§ **Directions**
Starting at the first line of the data, please print exactly those lines through the one that holds "import pandas as pd", omitting every picture.

§ **Information provided**
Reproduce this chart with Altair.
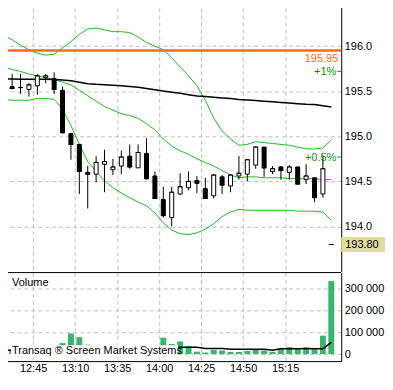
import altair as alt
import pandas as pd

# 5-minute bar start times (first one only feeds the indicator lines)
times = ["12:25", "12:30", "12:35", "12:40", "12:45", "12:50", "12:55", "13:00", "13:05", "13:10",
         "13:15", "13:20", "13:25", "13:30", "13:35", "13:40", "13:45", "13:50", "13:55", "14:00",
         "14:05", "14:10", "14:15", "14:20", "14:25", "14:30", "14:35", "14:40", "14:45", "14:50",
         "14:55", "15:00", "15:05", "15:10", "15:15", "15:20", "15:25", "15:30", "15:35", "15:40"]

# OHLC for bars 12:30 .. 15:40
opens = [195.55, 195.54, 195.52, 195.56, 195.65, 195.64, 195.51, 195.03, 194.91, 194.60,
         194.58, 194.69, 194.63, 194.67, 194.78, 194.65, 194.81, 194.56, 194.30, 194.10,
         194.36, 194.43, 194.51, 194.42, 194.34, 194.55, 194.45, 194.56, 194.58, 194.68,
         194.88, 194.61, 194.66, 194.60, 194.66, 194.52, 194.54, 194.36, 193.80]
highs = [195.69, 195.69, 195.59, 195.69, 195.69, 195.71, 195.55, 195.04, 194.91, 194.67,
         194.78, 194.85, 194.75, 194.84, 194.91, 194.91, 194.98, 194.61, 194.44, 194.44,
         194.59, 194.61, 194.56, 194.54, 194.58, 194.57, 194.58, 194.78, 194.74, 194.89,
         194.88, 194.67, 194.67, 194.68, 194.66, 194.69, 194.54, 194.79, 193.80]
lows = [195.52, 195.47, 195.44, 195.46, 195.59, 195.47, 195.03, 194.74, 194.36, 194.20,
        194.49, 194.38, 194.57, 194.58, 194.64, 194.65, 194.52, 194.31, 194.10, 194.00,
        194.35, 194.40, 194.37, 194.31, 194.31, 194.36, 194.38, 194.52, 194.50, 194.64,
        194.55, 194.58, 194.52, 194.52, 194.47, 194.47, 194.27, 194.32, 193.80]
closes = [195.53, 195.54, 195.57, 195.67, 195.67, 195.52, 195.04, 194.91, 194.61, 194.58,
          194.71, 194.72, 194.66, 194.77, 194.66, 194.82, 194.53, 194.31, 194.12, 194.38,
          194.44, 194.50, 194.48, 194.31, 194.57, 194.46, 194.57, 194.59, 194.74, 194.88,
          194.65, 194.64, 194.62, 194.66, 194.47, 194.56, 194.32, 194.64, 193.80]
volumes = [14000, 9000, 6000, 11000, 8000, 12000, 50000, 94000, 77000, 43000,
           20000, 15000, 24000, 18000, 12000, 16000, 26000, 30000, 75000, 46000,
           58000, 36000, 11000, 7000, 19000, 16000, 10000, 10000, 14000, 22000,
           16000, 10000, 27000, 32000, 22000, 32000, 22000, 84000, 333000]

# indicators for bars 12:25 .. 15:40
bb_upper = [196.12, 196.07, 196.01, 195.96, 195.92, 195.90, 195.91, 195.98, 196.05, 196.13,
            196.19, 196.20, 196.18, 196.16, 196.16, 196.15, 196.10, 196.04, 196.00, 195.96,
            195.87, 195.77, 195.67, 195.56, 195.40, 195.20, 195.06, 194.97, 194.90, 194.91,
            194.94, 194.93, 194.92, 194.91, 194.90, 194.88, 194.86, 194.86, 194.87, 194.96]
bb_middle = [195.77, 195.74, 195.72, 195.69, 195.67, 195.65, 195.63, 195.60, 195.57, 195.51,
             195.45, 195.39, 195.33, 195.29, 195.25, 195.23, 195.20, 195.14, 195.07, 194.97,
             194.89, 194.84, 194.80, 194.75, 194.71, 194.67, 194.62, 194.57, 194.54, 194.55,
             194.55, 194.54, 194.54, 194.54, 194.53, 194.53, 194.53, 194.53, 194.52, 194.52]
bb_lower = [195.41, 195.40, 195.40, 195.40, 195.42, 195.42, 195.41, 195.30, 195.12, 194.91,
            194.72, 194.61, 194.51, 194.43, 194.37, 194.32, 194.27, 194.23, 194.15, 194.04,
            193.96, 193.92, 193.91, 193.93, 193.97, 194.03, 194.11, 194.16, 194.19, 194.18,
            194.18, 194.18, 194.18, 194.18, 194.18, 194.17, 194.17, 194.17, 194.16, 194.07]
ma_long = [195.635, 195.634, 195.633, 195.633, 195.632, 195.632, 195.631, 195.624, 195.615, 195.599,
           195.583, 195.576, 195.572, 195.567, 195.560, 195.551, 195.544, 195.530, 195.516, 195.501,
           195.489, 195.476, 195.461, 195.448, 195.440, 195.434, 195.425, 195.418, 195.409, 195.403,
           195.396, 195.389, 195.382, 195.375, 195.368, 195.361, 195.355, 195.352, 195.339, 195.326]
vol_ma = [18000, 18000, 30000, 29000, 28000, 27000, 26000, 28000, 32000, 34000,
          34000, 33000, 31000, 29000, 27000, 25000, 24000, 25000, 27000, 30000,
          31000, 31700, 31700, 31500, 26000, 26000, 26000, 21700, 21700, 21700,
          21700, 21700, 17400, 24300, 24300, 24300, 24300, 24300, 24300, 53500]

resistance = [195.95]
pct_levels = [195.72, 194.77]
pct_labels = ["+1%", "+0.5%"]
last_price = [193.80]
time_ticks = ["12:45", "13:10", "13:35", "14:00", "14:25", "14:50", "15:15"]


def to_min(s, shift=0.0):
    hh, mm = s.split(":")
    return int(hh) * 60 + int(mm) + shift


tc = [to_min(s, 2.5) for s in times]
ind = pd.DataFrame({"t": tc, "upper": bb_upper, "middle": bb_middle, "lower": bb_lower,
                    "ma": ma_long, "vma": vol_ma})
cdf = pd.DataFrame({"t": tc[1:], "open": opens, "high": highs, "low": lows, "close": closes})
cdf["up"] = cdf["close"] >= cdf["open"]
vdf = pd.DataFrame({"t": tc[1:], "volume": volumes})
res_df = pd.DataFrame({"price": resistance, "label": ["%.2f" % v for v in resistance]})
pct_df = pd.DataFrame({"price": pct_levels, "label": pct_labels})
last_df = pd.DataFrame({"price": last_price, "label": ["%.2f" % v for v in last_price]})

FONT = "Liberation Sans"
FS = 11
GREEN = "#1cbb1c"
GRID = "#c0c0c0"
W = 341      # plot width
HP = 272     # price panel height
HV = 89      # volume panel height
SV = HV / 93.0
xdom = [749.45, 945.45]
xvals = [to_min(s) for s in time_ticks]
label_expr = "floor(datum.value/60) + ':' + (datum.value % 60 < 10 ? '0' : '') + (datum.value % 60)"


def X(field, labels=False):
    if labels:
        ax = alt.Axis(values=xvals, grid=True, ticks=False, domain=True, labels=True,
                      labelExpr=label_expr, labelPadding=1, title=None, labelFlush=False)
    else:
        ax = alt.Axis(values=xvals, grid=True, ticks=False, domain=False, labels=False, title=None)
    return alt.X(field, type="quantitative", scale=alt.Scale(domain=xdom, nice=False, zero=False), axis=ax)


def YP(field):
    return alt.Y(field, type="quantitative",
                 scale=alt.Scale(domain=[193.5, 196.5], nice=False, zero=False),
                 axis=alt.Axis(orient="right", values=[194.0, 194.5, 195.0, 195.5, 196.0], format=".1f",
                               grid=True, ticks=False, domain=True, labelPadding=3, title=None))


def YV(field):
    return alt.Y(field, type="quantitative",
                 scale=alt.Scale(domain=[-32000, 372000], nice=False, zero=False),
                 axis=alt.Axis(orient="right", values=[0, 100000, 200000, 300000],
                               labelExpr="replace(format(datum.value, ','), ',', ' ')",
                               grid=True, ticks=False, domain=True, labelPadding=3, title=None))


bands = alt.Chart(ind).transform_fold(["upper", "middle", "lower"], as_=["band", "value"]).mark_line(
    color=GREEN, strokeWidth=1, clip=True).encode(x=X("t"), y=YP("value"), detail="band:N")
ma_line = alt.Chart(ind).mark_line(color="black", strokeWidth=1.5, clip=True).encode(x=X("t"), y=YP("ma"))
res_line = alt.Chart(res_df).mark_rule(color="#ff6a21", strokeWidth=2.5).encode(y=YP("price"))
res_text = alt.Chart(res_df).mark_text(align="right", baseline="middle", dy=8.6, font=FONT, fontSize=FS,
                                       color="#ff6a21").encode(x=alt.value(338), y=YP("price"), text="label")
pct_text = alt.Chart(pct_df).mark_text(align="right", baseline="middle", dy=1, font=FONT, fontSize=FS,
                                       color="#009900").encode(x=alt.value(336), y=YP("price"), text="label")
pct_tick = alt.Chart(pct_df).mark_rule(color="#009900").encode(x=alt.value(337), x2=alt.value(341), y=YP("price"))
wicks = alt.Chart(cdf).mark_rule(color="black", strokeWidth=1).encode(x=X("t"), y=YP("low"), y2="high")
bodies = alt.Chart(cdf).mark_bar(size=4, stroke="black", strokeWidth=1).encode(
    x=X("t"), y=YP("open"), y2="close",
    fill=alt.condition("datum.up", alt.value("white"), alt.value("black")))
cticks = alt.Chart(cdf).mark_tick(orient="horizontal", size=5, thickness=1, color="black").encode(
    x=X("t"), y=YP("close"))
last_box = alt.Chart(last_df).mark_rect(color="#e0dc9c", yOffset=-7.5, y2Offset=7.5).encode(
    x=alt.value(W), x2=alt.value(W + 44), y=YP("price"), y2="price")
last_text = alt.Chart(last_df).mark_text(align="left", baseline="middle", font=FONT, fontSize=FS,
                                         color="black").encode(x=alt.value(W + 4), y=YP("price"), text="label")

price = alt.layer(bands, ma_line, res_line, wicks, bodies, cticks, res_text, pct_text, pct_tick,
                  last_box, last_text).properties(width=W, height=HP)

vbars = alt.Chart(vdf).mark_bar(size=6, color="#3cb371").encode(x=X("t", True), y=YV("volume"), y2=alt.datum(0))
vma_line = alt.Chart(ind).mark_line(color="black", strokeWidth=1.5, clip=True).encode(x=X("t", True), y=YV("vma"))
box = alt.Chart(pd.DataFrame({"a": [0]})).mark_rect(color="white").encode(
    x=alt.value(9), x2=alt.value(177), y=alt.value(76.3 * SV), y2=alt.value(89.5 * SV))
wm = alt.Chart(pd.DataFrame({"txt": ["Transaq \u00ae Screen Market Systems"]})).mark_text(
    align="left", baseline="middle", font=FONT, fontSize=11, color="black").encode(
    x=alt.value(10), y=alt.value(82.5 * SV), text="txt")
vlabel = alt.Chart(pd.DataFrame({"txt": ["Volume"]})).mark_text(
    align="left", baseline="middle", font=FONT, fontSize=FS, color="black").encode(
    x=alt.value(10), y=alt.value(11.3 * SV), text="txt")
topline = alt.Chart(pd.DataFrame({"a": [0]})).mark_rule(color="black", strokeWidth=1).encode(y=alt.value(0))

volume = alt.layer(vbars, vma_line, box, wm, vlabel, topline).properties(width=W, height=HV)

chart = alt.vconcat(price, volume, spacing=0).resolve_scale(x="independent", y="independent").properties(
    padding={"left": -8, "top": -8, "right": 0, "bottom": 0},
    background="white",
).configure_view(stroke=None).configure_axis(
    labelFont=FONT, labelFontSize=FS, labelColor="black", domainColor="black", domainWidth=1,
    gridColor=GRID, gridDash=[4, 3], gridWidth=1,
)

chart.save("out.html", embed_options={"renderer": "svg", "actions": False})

§ **Solution to this task**
Reproduce this chart with Altair.
import altair as alt
import pandas as pd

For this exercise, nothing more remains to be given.